Malgré le scandale, elle affirme que ce « modus operandi » se poursuit encore aujourd’hui en toute impunité, l’enquête de Maria Teresa Montaño en étant la preuve. « Le procureur général de la République n’a pas fait son travail et personne n’est emprisonné pour ces irrégularités (…) De nombreuses entreprises continuent d’être embauchées par l’intermédiaire des universités, des États », ajoute-t-elle. Elle dénonce également le nombre trop faible d’audits dont a fait l’objet l’Etat de Mexico.
Le Gouvernement de l’État de Mexico, instance qui supervise toutes les administrations publiques, affirme quant à lui que tous les contrats que nous lui avons soumis en question ont été attribués dans les règles.
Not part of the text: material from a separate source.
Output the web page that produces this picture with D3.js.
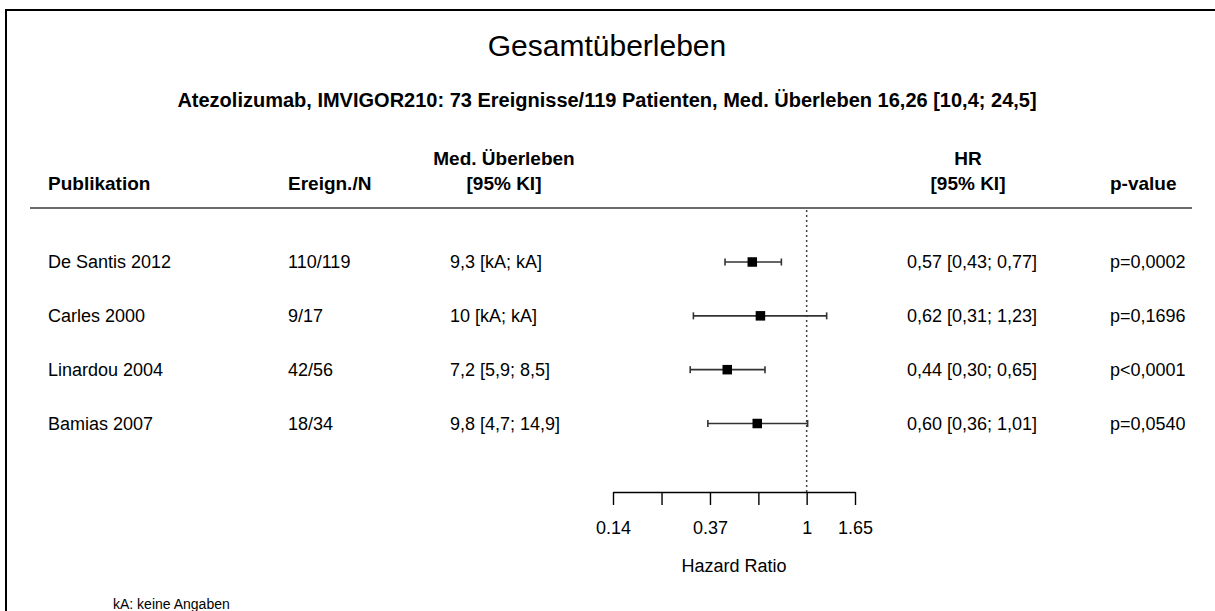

De son côté, le Secrétariat des finances – seul organe en charge de l’achat de matériel et de services pour l’ensemble des administrations publiques – assure que ces contrats ont été établis en toute transparence via des appels d’offres et le respect de la réglementation en vigueur. Il explique également que les appels d’offres sont effectués à échelle nationale pour justifier la localisation éloignée des entreprises.
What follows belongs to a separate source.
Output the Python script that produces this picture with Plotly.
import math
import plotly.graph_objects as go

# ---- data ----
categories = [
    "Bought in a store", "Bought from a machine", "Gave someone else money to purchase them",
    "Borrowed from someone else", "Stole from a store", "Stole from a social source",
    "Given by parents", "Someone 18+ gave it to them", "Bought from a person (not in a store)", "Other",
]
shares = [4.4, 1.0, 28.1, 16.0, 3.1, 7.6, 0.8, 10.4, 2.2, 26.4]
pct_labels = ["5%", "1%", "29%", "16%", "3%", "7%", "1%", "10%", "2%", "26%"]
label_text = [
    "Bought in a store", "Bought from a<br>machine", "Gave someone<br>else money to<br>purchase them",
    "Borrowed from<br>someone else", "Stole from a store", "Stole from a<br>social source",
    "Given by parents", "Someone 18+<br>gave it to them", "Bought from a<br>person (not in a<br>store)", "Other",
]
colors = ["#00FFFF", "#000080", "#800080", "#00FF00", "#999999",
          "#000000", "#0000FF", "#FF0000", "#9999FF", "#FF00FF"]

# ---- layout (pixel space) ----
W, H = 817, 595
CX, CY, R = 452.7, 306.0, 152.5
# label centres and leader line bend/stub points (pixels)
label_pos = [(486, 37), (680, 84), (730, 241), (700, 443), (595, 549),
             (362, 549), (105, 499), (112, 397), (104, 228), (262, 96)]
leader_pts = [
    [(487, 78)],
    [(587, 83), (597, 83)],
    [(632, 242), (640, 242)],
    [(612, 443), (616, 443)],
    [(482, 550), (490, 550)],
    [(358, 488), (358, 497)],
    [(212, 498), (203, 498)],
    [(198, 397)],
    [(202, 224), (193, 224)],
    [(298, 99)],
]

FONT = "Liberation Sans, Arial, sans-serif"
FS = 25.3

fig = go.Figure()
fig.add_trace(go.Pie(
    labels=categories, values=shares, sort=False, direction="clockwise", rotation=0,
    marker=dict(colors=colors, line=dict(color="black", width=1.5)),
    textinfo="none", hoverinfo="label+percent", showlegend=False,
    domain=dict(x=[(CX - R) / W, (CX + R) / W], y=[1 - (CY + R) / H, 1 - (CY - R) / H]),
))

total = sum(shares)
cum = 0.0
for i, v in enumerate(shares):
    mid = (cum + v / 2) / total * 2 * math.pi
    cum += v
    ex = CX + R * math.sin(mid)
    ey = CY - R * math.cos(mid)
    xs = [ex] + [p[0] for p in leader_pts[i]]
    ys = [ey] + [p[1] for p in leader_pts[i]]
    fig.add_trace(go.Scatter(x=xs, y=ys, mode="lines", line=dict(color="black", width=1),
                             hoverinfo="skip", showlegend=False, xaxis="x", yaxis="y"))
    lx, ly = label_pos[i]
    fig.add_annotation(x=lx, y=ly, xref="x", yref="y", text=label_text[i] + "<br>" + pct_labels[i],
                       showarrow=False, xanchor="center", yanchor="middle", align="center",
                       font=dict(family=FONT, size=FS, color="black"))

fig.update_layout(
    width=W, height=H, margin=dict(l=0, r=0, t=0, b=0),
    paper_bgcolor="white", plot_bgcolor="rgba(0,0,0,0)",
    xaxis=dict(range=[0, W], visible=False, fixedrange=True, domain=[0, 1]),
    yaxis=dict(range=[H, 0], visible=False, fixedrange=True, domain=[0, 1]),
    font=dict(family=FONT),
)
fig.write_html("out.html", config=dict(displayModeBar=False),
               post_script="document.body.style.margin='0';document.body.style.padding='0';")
À l’issue de cette enquête, qui aura duré plus de deux ans et gravement affecté sa vie personnelle et professionnelle, Maria Teresa Montaño est mitigée : « j’aurais pu dénoncer beaucoup plus de choses, beaucoup plus d’entreprises fictives, si tout mon matériel de travail n’avait pas été volé », déplore-t-elle. « Il me paraît si injuste que l’on vole des ressources qui sont censées servir à tout le monde. Le dénoncer, c’est ma manière de rendre ce monde meilleur », ajoute-t-elle.
Aujourd’hui, l’enquête censée élucider son enlèvement est au point mort et bien qu’elle ait insisté auprès des autorités, la journaliste ne dispose à ce jour d’aucune nouvelle quant à l’évolution de son dossier. Pour Sara Brimbeuf, responsable de la Grande corruption et des flux financiers illicites chez Transparency International France, « cette affaire illustre l’omniprésence de la corruption au Mexique. Avec un score de 31 qui stagne depuis 3 ans, le Mexique est classé 126e sur 180 pays à notre Indice de Perception de la Corruption. » Comme pour les cas de corruption déjà dénoncés dans le pays, l’impunité règne en maître. « Tout le monde sait et personne ne fait rien. L’État de Mexico est le plus corrompu du pays, c’est ici qu’ils prennent l’argent pour le distribuer aux autres », conclut Muna Buchahin.